Task instructions: List all lines of the data that include the string "with".

Information shown:
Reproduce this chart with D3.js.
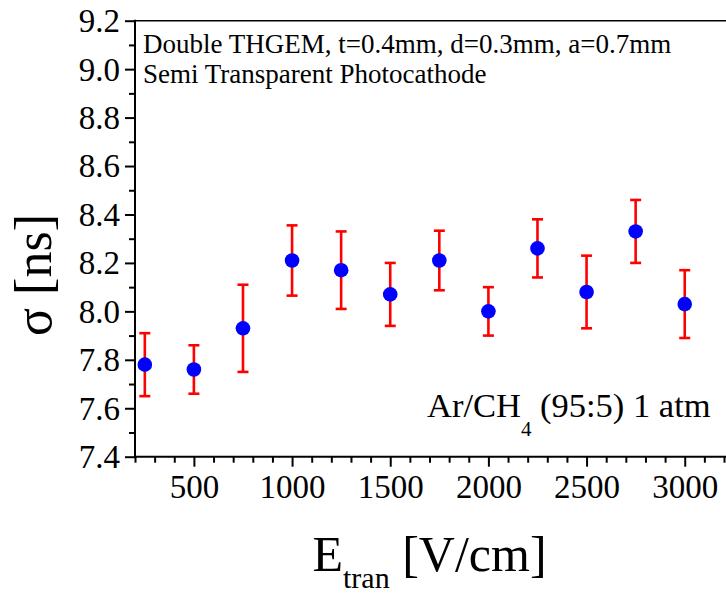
==
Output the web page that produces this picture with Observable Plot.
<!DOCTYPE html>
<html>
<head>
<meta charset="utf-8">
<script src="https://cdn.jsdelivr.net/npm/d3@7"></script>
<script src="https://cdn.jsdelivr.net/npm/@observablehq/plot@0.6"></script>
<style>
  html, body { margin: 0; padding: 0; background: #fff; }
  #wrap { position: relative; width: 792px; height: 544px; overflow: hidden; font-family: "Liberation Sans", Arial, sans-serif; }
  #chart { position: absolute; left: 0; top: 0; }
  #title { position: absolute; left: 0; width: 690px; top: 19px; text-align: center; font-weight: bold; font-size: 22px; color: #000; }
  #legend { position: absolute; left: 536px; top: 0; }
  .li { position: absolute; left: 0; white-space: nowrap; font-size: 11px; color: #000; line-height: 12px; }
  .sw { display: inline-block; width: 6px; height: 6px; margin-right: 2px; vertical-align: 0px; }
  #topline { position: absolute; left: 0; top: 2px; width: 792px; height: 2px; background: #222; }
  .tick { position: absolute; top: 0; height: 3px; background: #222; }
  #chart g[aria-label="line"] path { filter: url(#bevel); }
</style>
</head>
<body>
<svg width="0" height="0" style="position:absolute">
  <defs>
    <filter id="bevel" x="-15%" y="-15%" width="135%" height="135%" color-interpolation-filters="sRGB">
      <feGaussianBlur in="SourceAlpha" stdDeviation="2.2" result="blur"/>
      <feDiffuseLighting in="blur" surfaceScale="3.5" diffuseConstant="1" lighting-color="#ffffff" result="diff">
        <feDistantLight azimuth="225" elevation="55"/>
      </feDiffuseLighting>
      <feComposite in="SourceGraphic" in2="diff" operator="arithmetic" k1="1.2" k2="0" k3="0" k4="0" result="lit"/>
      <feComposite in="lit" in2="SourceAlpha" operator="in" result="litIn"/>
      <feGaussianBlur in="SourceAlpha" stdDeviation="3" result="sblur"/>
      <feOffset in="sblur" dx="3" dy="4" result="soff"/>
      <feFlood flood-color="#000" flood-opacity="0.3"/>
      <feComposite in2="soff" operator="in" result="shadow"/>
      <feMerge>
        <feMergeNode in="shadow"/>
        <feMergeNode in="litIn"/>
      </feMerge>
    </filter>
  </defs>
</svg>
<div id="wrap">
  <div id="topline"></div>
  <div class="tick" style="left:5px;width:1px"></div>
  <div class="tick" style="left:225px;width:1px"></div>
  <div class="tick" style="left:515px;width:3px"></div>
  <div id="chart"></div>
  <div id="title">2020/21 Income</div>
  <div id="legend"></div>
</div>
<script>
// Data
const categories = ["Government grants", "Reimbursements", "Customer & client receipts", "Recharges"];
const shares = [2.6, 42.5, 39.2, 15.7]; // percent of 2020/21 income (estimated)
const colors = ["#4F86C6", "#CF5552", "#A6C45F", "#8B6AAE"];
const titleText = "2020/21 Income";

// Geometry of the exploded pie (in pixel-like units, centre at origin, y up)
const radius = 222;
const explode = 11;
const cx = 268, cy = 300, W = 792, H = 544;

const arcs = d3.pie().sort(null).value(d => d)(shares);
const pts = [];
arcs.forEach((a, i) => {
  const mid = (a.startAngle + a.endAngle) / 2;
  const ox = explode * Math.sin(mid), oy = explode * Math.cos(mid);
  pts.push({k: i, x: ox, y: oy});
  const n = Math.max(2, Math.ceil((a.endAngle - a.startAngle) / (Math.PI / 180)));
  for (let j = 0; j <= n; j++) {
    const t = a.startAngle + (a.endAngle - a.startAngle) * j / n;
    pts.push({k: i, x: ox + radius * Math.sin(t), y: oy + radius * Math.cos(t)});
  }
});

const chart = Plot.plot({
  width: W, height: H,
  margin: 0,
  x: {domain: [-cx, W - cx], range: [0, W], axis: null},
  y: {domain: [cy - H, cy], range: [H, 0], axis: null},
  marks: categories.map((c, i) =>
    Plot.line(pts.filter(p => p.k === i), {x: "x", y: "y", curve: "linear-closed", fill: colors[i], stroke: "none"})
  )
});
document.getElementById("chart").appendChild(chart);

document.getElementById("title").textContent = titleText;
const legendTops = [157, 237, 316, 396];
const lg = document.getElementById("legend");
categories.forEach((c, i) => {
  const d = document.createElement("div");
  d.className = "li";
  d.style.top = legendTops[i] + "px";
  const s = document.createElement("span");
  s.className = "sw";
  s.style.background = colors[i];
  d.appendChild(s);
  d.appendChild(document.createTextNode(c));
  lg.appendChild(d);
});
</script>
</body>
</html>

Result for this exercise:
Reproduce this chart with D3.js.
Output the web page that produces this picture with Observable Plot.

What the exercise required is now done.